Paderborn. In der Vorberichterstattung über den Auftritt des Thüringer AfD-Vorsitzenden Björn Höcke vor dem Rathaus hatte die Neue Westfälische auch an ein durchaus vergleichbares Ereignis aus dem Jahr 2002 erinnert. Damals hatte Ronald Barnabas Schill den Rathausplatz zu seiner Bühne machen wollen. Jetzt möchten Leser darüber mehr erfahren.
Schill machte im August 2002 im Rahmen des Bundestagswahlkampfs für seine Partei Rechtsstaatlicher Offensive („Schill-Partei") in Paderborn Station.

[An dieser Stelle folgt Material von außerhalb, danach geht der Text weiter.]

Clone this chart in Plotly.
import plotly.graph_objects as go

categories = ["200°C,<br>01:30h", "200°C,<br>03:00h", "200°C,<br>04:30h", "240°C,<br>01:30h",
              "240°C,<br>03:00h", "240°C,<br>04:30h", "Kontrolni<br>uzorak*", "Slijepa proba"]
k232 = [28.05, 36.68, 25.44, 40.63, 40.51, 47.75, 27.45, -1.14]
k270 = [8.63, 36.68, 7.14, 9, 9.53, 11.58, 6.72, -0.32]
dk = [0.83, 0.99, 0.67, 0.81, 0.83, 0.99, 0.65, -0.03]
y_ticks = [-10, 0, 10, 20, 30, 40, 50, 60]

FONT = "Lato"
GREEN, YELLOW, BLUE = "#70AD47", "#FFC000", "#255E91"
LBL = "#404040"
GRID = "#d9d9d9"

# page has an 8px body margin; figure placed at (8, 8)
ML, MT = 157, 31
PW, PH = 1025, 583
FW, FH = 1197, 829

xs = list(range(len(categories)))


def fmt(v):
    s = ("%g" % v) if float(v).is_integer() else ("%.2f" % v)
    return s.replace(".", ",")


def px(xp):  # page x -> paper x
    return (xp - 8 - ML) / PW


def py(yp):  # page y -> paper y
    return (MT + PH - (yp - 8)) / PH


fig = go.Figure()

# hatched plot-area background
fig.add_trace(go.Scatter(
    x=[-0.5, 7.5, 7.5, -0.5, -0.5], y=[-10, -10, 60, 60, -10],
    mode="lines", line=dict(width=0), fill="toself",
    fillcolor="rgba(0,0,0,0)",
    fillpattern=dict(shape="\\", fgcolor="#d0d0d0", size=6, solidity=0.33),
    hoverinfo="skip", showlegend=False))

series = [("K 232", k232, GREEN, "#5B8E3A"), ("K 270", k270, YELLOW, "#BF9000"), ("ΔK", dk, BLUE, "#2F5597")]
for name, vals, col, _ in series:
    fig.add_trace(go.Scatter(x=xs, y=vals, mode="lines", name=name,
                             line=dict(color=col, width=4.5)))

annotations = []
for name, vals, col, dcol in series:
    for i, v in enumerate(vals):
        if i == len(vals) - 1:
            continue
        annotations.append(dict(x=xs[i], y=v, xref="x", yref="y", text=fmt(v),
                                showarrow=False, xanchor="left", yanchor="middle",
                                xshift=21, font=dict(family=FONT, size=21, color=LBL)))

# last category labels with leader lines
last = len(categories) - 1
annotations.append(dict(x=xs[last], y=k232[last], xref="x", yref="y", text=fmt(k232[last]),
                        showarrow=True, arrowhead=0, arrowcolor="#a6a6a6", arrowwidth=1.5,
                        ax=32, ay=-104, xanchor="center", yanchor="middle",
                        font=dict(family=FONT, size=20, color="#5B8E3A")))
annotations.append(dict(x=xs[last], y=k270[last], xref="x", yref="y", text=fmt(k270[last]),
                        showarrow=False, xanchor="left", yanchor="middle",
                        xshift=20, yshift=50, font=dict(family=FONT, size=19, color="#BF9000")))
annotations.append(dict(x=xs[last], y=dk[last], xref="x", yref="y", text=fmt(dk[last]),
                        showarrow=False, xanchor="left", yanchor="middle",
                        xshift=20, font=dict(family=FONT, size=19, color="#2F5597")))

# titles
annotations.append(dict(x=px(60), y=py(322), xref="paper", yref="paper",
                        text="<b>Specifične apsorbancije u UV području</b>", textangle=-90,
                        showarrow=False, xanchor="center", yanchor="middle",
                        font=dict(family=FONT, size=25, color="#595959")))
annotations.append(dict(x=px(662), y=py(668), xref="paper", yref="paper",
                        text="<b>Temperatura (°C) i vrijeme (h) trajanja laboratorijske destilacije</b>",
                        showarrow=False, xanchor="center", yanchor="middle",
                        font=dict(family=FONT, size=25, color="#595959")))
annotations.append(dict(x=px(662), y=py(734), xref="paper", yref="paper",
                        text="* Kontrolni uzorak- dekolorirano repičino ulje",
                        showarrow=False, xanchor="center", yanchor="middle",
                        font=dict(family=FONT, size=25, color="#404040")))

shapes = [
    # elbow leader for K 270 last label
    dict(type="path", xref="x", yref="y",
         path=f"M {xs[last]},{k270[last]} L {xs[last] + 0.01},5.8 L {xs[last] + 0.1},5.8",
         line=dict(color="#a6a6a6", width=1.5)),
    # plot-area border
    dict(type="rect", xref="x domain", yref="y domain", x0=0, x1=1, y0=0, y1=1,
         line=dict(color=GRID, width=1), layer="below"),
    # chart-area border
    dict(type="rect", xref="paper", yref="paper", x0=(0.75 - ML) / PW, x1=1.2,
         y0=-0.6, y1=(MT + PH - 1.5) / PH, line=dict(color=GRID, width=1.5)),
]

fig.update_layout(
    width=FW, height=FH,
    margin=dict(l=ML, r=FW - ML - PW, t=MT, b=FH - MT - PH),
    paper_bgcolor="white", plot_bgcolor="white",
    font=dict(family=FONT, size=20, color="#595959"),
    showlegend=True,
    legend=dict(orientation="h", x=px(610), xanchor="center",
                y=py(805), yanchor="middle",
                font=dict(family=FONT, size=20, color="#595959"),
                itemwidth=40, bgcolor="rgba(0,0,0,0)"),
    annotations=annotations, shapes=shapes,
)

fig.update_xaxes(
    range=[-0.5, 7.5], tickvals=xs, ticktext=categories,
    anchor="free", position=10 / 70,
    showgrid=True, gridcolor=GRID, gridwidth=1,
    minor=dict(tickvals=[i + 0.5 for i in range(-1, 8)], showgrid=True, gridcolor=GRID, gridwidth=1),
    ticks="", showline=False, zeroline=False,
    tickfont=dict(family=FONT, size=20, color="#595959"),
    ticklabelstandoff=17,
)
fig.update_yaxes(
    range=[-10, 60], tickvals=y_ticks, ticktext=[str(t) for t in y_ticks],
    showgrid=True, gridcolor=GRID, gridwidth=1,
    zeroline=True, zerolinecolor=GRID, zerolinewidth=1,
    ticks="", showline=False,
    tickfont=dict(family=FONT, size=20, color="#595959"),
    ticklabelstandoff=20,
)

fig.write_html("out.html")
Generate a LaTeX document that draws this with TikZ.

Der so genannte „Richter Gnadenlos" hielt vor etwa 300 Menschen eine halbstündige Rede. In dieser fielen Sätze, wie sie ähnlich auch am Pfingstfreitag zu hören waren. Anhänger und Gegner Schills hielten sich in etwa die Waage. Die Polizei kontrollierte einige Ausweise, griff jedoch nicht ein.
Das war 22 Jahre zuvor noch ganz anders gewesen. Vor der Bundestagswahl 1980 hatte Franz Josef Strauß vor dem Rathaus gesprochen. Der bayerische Ministerpräsident hatte sich gegenüber Ernst Albrecht als Kanzlerkandidat der Union durchgesetzt. Im Wahlkampf („Stoppt Strauß") ging es hoch her. In Paderborn aber wurde durchgegriffen. Die Polizei nahm einen Zwischenrufer vor dem Rathaus sogar vorübergehend fest.
Dieses Schicksal blieb einigen Männern erspart, die vier Jahre zuvor Willy Brandt vor dem Rathaus mit Eiern beworfen hatten. Der SPD-Vorsitzende und Friedensnobelpreisträger machte im Bundestagswahlkampf 1976 für Helmut Schmidt auf dem Rathausplatz Station und wurde längst nicht von allen Paderbornern willkommen geheißen.
Dennoch konnte sich die regierende SPD-FDP-Koalition in der Wahl des 3. Oktober 1976 behaupten. Der Kandidat Strauß erlebte vier Jahre später jedoch ein Debakel. Die Union verlor 1980 ein Zehntel ihrer Stimmen. Ronald Schill scheiterte 2002 sogar grandios und gewann bundesweit nur 0,8 Prozent der Wählerstimmen.